People have found new ways to conduct business. With face-to-face interaction no longer an option or at least severely limited, real-time interaction platforms such as Zoom really took off early into the lockdown. This was only to be expected. But as the months have gone by, new and specialized innovations have started clamoring to be made.
The traditional world of real-time applications revolves around a few uses cases:
a. Meetings and conferences
b. Online classrooms
d. Office presence
Almost every RTC offering in the market could fit into one of the above use cases, or a combination thereof. All of these are somewhat generic, with a few common features – real-time audio/video, a chat channel, a content sharing mechanism, a shared whiteboard etc. The difference lies in how well the features are done and how the application prioritizes them.
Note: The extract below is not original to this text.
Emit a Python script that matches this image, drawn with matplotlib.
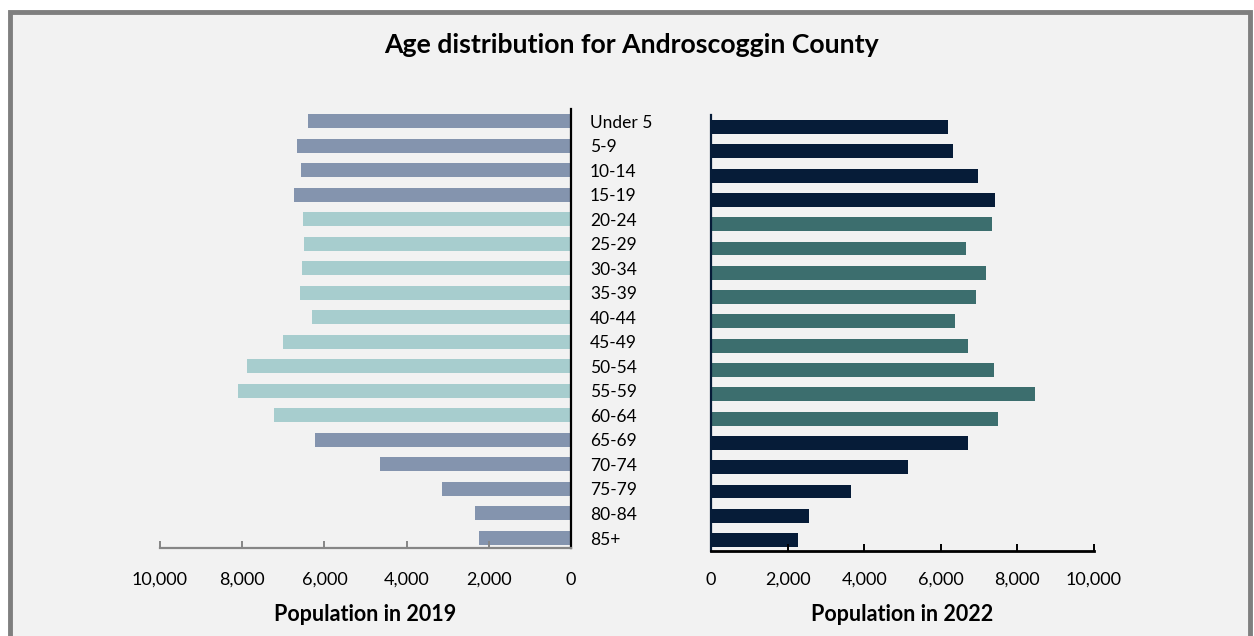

During the lockdown, many industries that had not particularly felt the need for such solutions previously started using them in the absence of physical presence. As they did, the demand for highly custom RTC applications started being felt. The medical world, the manufacturing industry, the world of podcasts, started feeling the need for extreme verticalization to enable efficient running of their operations remotely. AR/VR integration, support for very low frequencies, new workflows and many other features have come to be heard as the months have gone by.
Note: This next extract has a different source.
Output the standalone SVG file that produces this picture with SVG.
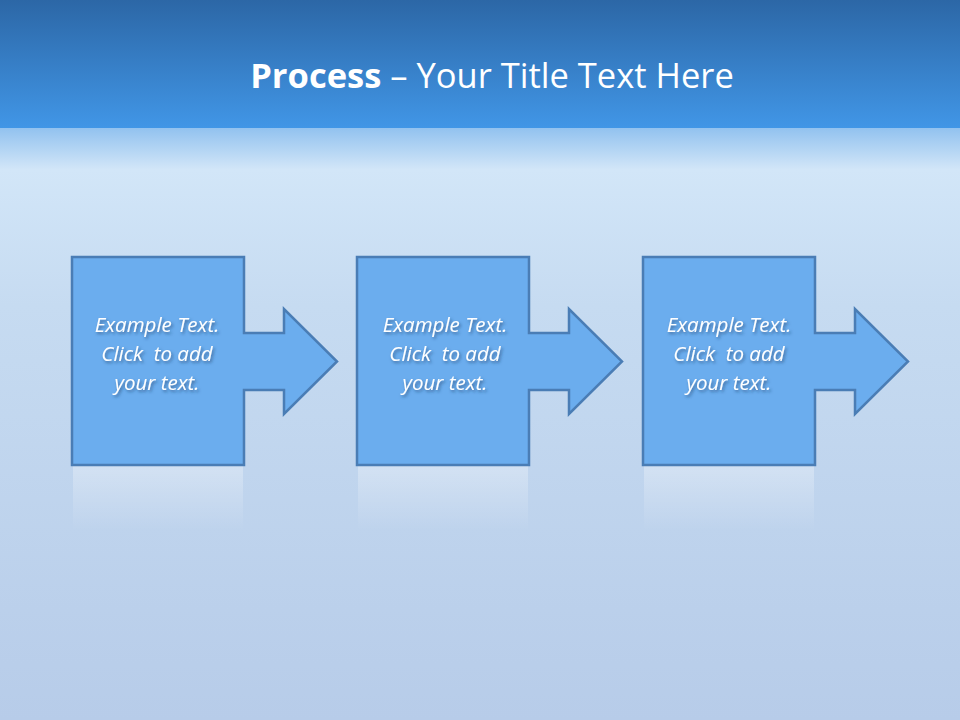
<svg xmlns="http://www.w3.org/2000/svg" width="960" height="720" viewBox="0 0 960 720">
<defs>
<linearGradient id="hdr" x1="0" y1="0" x2="0" y2="1">
<stop offset="0" stop-color="#2c67a6"/>
<stop offset="1" stop-color="#4196e6"/>
</linearGradient>
<linearGradient id="bg" x1="0" y1="0" x2="0" y2="1">
<stop offset="0" stop-color="#92c2ef"/>
<stop offset="0.07" stop-color="#d2e6f8"/>
<stop offset="0.3" stop-color="#c6dbf1"/>
<stop offset="1" stop-color="#b7cce9"/>
</linearGradient>
<linearGradient id="refl" x1="0" y1="0" x2="0" y2="1">
<stop offset="0" stop-color="#ffffff" stop-opacity="0.3"/>
<stop offset="1" stop-color="#ffffff" stop-opacity="0"/>
</linearGradient>
<filter id="ts" x="-20%" y="-40%" width="140%" height="180%">
<feDropShadow dx="1.5" dy="2" stdDeviation="1.5" flood-color="#1a3d66" flood-opacity="0.6"/>
</filter>
<path id="shape" d="M0 0 H172 V76 H212 V52 L265 104.5 L212 157 V133 H172 V208 H0 Z"/>
</defs>
<style>
.node{fill:#6badee;stroke:#4a7db5;stroke-width:2.5;stroke-linejoin:miter}
.lbl{font-family:"Open Sans","Liberation Sans",sans-serif;font-style:italic;font-size:20.5px;fill:#ffffff;text-anchor:middle;white-space:pre}
.title{font-family:"Open Sans","Liberation Sans",sans-serif;font-size:34.5px;fill:#ffffff;text-anchor:middle}
</style>
<rect x="0" y="128" width="960" height="592" fill="url(#bg)"/>
<rect x="0" y="0" width="960" height="128" fill="url(#hdr)"/>
<text class="title" x="492" y="88"><tspan font-weight="bold">Process</tspan> – Your Title Text Here</text>
<g id="reflections">
<rect x="73" y="466" width="170" height="65" fill="url(#refl)"/>
<rect x="358" y="466" width="170" height="65" fill="url(#refl)"/>
<rect x="644" y="466" width="170" height="65" fill="url(#refl)"/>
</g>
<g id="connectors"></g>
<g id="node1">
<use href="#shape" class="node" x="72" y="257"/>
<g class="lbl" filter="url(#ts)">
<text x="157" y="332">Example Text.</text>
<text x="157" y="361" xml:space="preserve">Click  to add</text>
<text x="157" y="390">your text.</text>
</g>
</g>
<g id="node2">
<use href="#shape" class="node" x="357" y="257"/>
<g class="lbl" filter="url(#ts)">
<text x="445" y="332">Example Text.</text>
<text x="445" y="361" xml:space="preserve">Click  to add</text>
<text x="445" y="390">your text.</text>
</g>
</g>
<g id="node3">
<use href="#shape" class="node" x="643" y="257"/>
<g class="lbl" filter="url(#ts)">
<text x="729" y="332">Example Text.</text>
<text x="729" y="361" xml:space="preserve">Click  to add</text>
<text x="729" y="390">your text.</text>
</g>
</g>
</svg>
This spells exciting times for that part of the tech world that are into WebRTC and related technologies. With the democratization of RTC, it is now possible for a skilled and passionate team to build amazing new products built wit precision and finesse for one industry. The WebRTC stack itself is open source, and can be modified to achieve, for instance, ultra low latency, better voice optimization, frequency cutoffs etc. for various use cases. This is not easy, of course, and there is a technological skill barrier to entry – but it is possible. And as for the applications themselves, a skilled team can build an awesome application using their choice of tech stack – MERN, LAMP, MEVN or any other stable stack.
There is the small matter of a media server that is called for in many use cases. The running cost of the established ones is inhibitive in many cases, especially for startups. However, that problem is likely to be surmounted soon as well, with open source media servers coming up. Intel’s OWT is an example, on top of which a specialist team can build their own flavor media server. Again, not every RTC company will have the technical prowess or even desire to go in this direction – and moreover, a media server is more than just source code. But that is a topic for another day.
The virtues of working from home have been realized – even as the world opens up, there is no doubt that we will continue to see adoption of technology to better conduct businesses remotely.